• Challenge: Write out all of the entries that follow, word for word, but skip the pictures.

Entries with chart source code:
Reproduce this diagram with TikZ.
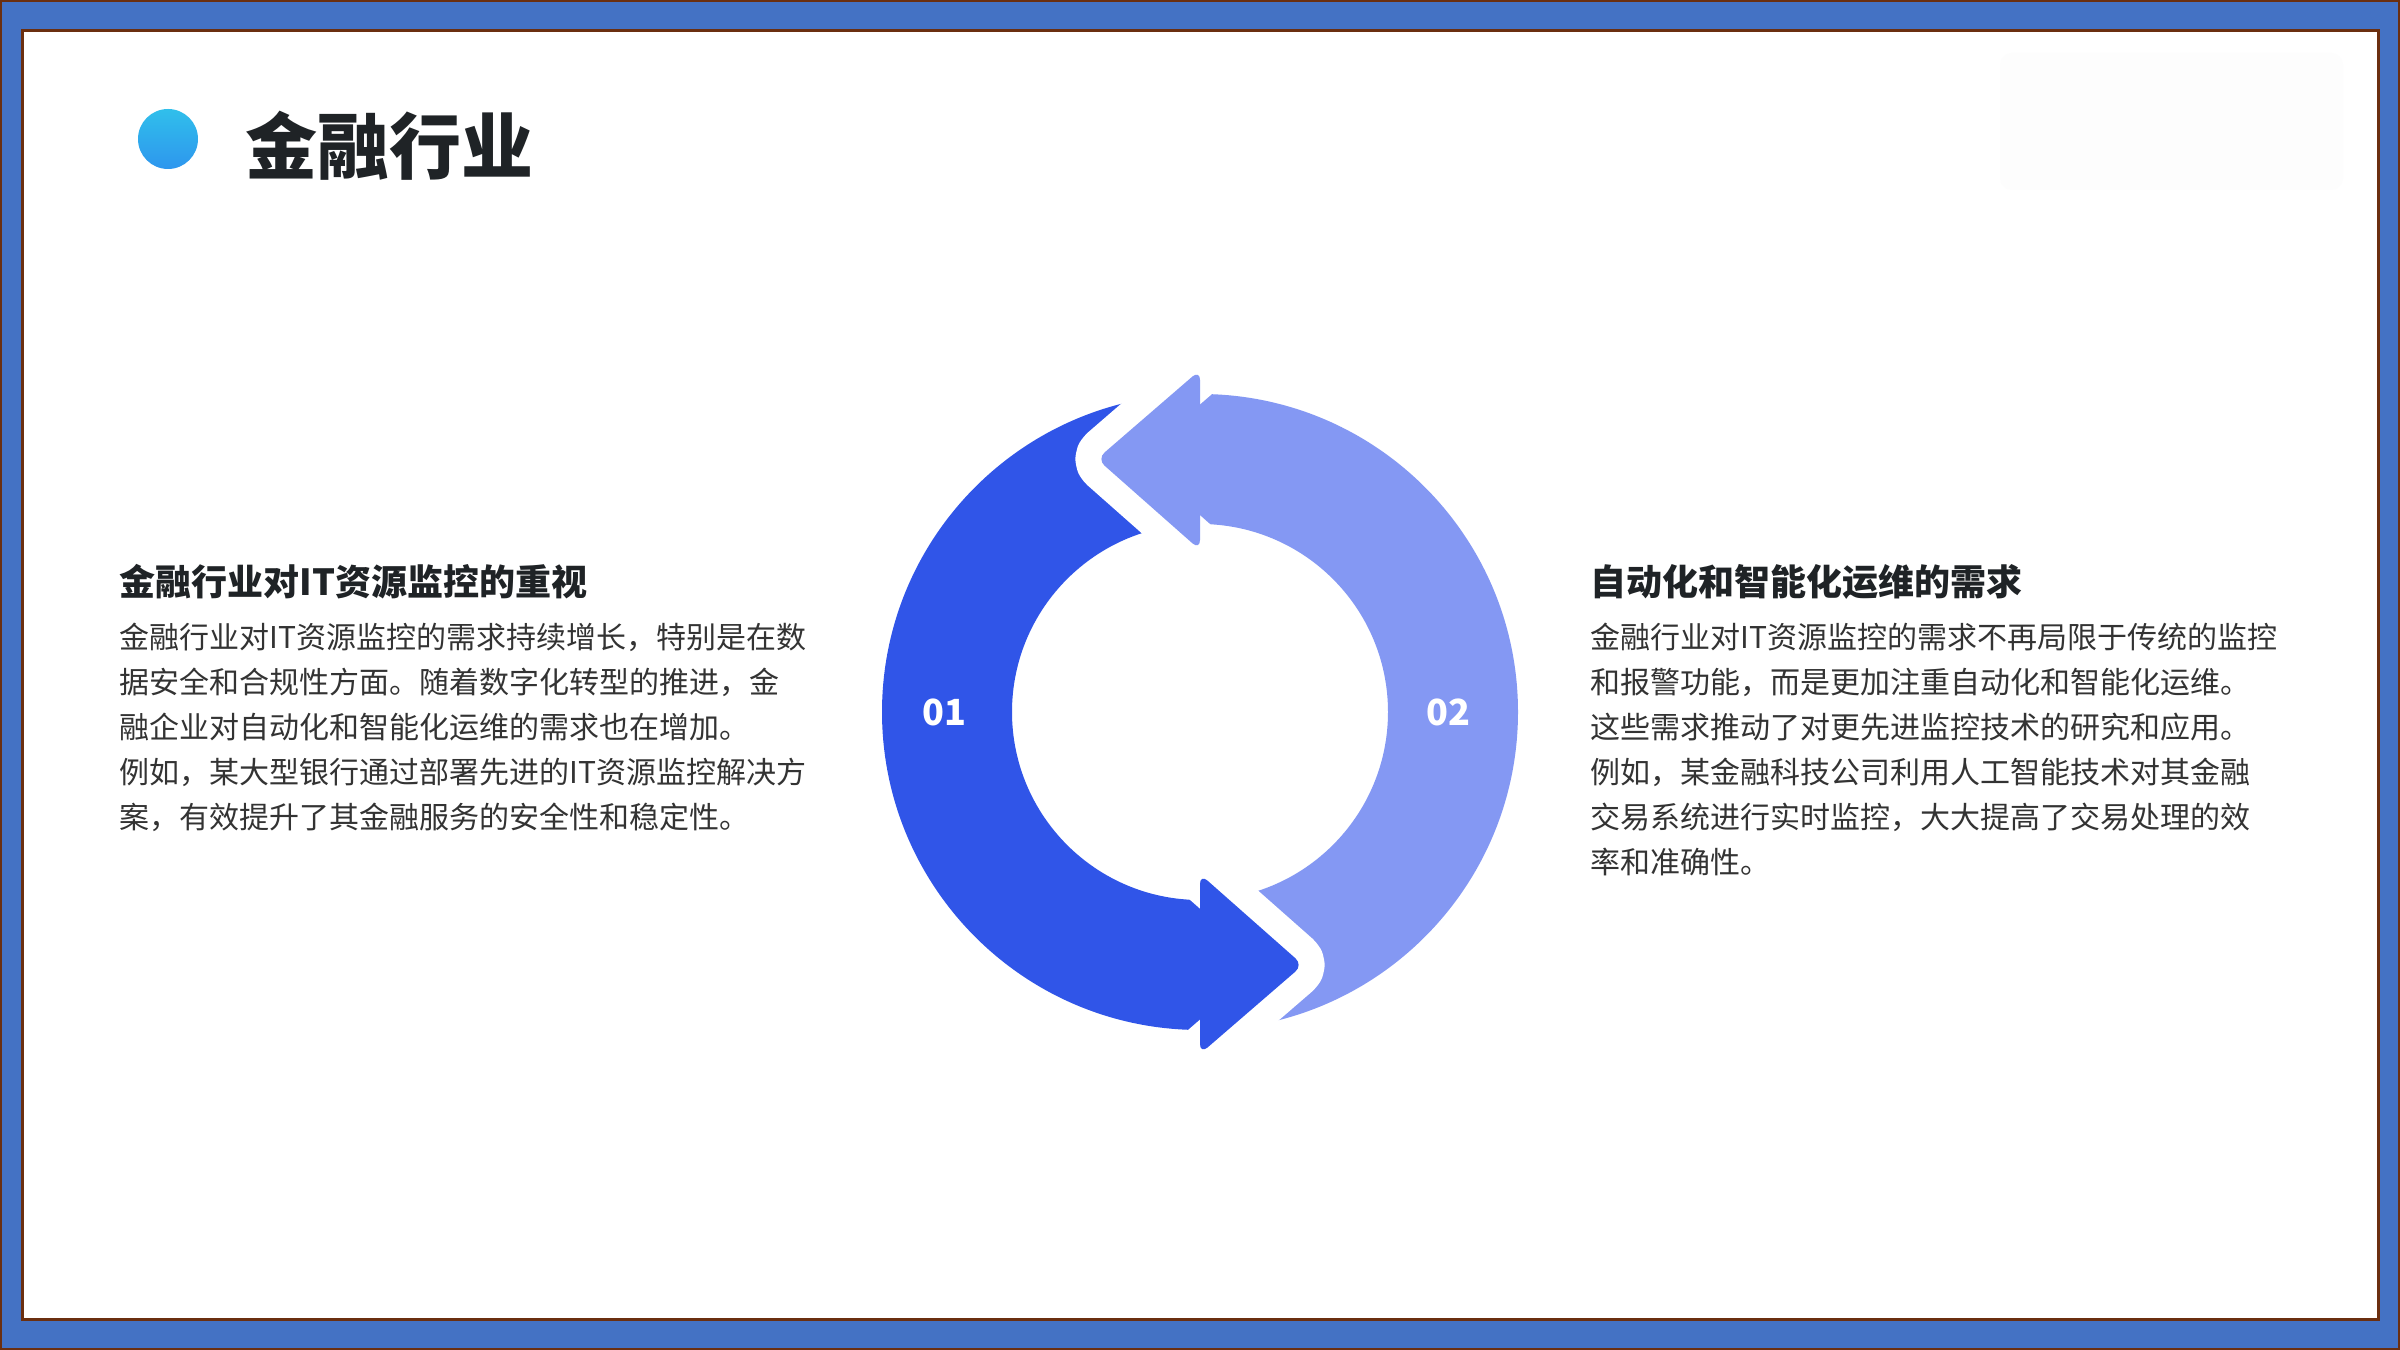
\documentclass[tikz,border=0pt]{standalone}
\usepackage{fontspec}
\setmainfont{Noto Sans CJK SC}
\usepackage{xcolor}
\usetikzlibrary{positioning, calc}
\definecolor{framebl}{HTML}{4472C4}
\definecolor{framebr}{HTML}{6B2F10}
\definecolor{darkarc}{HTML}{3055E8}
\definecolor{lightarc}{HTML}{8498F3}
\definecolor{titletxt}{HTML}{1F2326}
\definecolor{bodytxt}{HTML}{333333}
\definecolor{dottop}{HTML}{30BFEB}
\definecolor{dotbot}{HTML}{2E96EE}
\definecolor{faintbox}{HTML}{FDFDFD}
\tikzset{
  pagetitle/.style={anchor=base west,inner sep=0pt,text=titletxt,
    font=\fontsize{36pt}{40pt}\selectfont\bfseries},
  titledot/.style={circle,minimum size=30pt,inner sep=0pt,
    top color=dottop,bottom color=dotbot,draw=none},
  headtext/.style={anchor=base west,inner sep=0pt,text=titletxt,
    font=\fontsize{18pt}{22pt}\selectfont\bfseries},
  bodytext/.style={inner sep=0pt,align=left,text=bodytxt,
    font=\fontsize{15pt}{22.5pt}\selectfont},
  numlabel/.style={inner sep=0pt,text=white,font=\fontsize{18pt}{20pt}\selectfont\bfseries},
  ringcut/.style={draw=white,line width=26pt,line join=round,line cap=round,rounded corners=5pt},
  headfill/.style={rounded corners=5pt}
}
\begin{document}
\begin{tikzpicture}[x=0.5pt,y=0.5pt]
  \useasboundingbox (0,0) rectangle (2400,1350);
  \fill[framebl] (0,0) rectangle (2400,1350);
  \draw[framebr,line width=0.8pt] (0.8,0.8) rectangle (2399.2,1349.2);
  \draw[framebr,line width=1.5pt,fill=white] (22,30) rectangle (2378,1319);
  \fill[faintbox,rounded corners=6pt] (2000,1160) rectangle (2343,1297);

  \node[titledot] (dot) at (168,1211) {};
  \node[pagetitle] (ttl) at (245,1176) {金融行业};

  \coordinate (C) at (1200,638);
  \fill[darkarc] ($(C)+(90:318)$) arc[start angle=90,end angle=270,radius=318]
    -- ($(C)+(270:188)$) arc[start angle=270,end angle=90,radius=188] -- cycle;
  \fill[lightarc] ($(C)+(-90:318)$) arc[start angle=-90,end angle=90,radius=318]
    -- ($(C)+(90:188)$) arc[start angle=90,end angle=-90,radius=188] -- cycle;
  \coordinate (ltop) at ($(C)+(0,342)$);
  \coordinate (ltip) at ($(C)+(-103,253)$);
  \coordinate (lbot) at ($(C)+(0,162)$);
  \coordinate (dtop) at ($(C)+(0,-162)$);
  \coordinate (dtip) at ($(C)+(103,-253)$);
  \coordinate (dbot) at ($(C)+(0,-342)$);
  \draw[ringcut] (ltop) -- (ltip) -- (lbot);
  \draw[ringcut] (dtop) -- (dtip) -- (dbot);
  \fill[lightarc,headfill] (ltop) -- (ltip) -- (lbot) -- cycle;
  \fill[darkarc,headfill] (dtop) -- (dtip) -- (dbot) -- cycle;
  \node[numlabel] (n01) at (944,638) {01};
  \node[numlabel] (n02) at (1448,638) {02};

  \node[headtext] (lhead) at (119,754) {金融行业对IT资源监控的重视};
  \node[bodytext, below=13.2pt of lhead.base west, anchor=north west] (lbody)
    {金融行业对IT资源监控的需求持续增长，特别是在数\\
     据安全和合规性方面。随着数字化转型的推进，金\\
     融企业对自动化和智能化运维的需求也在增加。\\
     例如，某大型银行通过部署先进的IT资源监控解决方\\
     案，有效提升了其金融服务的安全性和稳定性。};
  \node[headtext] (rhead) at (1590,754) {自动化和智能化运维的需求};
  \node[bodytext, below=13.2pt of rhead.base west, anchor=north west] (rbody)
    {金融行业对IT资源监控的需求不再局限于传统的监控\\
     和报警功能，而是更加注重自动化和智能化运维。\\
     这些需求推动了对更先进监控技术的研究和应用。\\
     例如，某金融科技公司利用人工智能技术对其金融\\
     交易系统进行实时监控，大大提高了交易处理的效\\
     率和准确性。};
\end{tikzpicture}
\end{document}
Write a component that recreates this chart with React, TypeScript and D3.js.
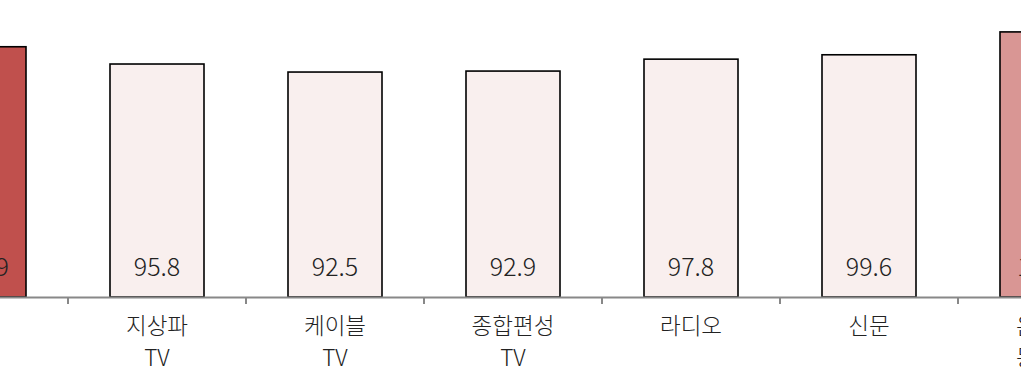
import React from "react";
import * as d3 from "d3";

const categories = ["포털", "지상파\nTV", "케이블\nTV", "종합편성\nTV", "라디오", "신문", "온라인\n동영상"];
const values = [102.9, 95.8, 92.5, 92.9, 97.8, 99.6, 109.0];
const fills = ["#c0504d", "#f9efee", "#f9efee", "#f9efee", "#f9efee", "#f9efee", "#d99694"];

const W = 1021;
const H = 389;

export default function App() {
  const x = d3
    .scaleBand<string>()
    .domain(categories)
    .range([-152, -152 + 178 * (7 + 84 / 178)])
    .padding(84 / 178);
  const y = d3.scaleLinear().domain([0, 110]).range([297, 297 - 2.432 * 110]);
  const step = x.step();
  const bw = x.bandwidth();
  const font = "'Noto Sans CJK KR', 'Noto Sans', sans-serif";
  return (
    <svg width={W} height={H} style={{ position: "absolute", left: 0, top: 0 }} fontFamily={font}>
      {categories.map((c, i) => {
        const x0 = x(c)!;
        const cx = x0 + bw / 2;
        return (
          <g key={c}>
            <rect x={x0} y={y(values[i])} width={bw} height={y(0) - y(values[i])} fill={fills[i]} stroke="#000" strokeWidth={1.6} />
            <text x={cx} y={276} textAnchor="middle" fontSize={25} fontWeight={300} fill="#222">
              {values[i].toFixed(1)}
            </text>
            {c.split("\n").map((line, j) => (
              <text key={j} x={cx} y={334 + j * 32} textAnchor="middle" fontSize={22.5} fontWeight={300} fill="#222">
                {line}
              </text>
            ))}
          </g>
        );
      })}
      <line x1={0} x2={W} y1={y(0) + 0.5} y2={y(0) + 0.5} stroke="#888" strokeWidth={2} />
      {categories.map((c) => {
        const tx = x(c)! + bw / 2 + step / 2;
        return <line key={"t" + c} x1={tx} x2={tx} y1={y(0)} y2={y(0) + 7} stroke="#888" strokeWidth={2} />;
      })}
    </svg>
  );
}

• The output:
Reproduce this diagram with TikZ.
\documentclass[tikz,border=0pt]{standalone}
\usepackage{fontspec}
\setmainfont{Noto Sans CJK SC}
\usepackage{xcolor}
\usetikzlibrary{positioning, calc}
\definecolor{framebl}{HTML}{4472C4}
\definecolor{framebr}{HTML}{6B2F10}
\definecolor{darkarc}{HTML}{3055E8}
\definecolor{lightarc}{HTML}{8498F3}
\definecolor{titletxt}{HTML}{1F2326}
\definecolor{bodytxt}{HTML}{333333}
\definecolor{dottop}{HTML}{30BFEB}
\definecolor{dotbot}{HTML}{2E96EE}
\definecolor{faintbox}{HTML}{FDFDFD}
\tikzset{
  pagetitle/.style={anchor=base west,inner sep=0pt,text=titletxt,
    font=\fontsize{36pt}{40pt}\selectfont\bfseries},
  titledot/.style={circle,minimum size=30pt,inner sep=0pt,
    top color=dottop,bottom color=dotbot,draw=none},
  headtext/.style={anchor=base west,inner sep=0pt,text=titletxt,
    font=\fontsize{18pt}{22pt}\selectfont\bfseries},
  bodytext/.style={inner sep=0pt,align=left,text=bodytxt,
    font=\fontsize{15pt}{22.5pt}\selectfont},
  numlabel/.style={inner sep=0pt,text=white,font=\fontsize{18pt}{20pt}\selectfont\bfseries},
  ringcut/.style={draw=white,line width=26pt,line join=round,line cap=round,rounded corners=5pt},
  headfill/.style={rounded corners=5pt}
}
\begin{document}
\begin{tikzpicture}[x=0.5pt,y=0.5pt]
  \useasboundingbox (0,0) rectangle (2400,1350);
  \fill[framebl] (0,0) rectangle (2400,1350);
  \draw[framebr,line width=0.8pt] (0.8,0.8) rectangle (2399.2,1349.2);
  \draw[framebr,line width=1.5pt,fill=white] (22,30) rectangle (2378,1319);
  \fill[faintbox,rounded corners=6pt] (2000,1160) rectangle (2343,1297);

  \node[titledot] (dot) at (168,1211) {};
  \node[pagetitle] (ttl) at (245,1176) {金融行业};

  \coordinate (C) at (1200,638);
  \fill[darkarc] ($(C)+(90:318)$) arc[start angle=90,end angle=270,radius=318]
    -- ($(C)+(270:188)$) arc[start angle=270,end angle=90,radius=188] -- cycle;
  \fill[lightarc] ($(C)+(-90:318)$) arc[start angle=-90,end angle=90,radius=318]
    -- ($(C)+(90:188)$) arc[start angle=90,end angle=-90,radius=188] -- cycle;
  \coordinate (ltop) at ($(C)+(0,342)$);
  \coordinate (ltip) at ($(C)+(-103,253)$);
  \coordinate (lbot) at ($(C)+(0,162)$);
  \coordinate (dtop) at ($(C)+(0,-162)$);
  \coordinate (dtip) at ($(C)+(103,-253)$);
  \coordinate (dbot) at ($(C)+(0,-342)$);
  \draw[ringcut] (ltop) -- (ltip) -- (lbot);
  \draw[ringcut] (dtop) -- (dtip) -- (dbot);
  \fill[lightarc,headfill] (ltop) -- (ltip) -- (lbot) -- cycle;
  \fill[darkarc,headfill] (dtop) -- (dtip) -- (dbot) -- cycle;
  \node[numlabel] (n01) at (944,638) {01};
  \node[numlabel] (n02) at (1448,638) {02};

  \node[headtext] (lhead) at (119,754) {金融行业对IT资源监控的重视};
  \node[bodytext, below=13.2pt of lhead.base west, anchor=north west] (lbody)
    {金融行业对IT资源监控的需求持续增长，特别是在数\\
     据安全和合规性方面。随着数字化转型的推进，金\\
     融企业对自动化和智能化运维的需求也在增加。\\
     例如，某大型银行通过部署先进的IT资源监控解决方\\
     案，有效提升了其金融服务的安全性和稳定性。};
  \node[headtext] (rhead) at (1590,754) {自动化和智能化运维的需求};
  \node[bodytext, below=13.2pt of rhead.base west, anchor=north west] (rbody)
    {金融行业对IT资源监控的需求不再局限于传统的监控\\
     和报警功能，而是更加注重自动化和智能化运维。\\
     这些需求推动了对更先进监控技术的研究和应用。\\
     例如，某金融科技公司利用人工智能技术对其金融\\
     交易系统进行实时监控，大大提高了交易处理的效\\
     率和准确性。};
\end{tikzpicture}
\end{document}
Write a component that recreates this chart with React, TypeScript and D3.js.
import React from "react";
import * as d3 from "d3";

const categories = ["포털", "지상파\nTV", "케이블\nTV", "종합편성\nTV", "라디오", "신문", "온라인\n동영상"];
const values = [102.9, 95.8, 92.5, 92.9, 97.8, 99.6, 109.0];
const fills = ["#c0504d", "#f9efee", "#f9efee", "#f9efee", "#f9efee", "#f9efee", "#d99694"];

const W = 1021;
const H = 389;

export default function App() {
  const x = d3
    .scaleBand<string>()
    .domain(categories)
    .range([-152, -152 + 178 * (7 + 84 / 178)])
    .padding(84 / 178);
  const y = d3.scaleLinear().domain([0, 110]).range([297, 297 - 2.432 * 110]);
  const step = x.step();
  const bw = x.bandwidth();
  const font = "'Noto Sans CJK KR', 'Noto Sans', sans-serif";
  return (
    <svg width={W} height={H} style={{ position: "absolute", left: 0, top: 0 }} fontFamily={font}>
      {categories.map((c, i) => {
        const x0 = x(c)!;
        const cx = x0 + bw / 2;
        return (
          <g key={c}>
            <rect x={x0} y={y(values[i])} width={bw} height={y(0) - y(values[i])} fill={fills[i]} stroke="#000" strokeWidth={1.6} />
            <text x={cx} y={276} textAnchor="middle" fontSize={25} fontWeight={300} fill="#222">
              {values[i].toFixed(1)}
            </text>
            {c.split("\n").map((line, j) => (
              <text key={j} x={cx} y={334 + j * 32} textAnchor="middle" fontSize={22.5} fontWeight={300} fill="#222">
                {line}
              </text>
            ))}
          </g>
        );
      })}
      <line x1={0} x2={W} y1={y(0) + 0.5} y2={y(0) + 0.5} stroke="#888" strokeWidth={2} />
      {categories.map((c) => {
        const tx = x(c)! + bw / 2 + step / 2;
        return <line key={"t" + c} x1={tx} x2={tx} y1={y(0)} y2={y(0) + 7} stroke="#888" strokeWidth={2} />;
      })}
    </svg>
  );
}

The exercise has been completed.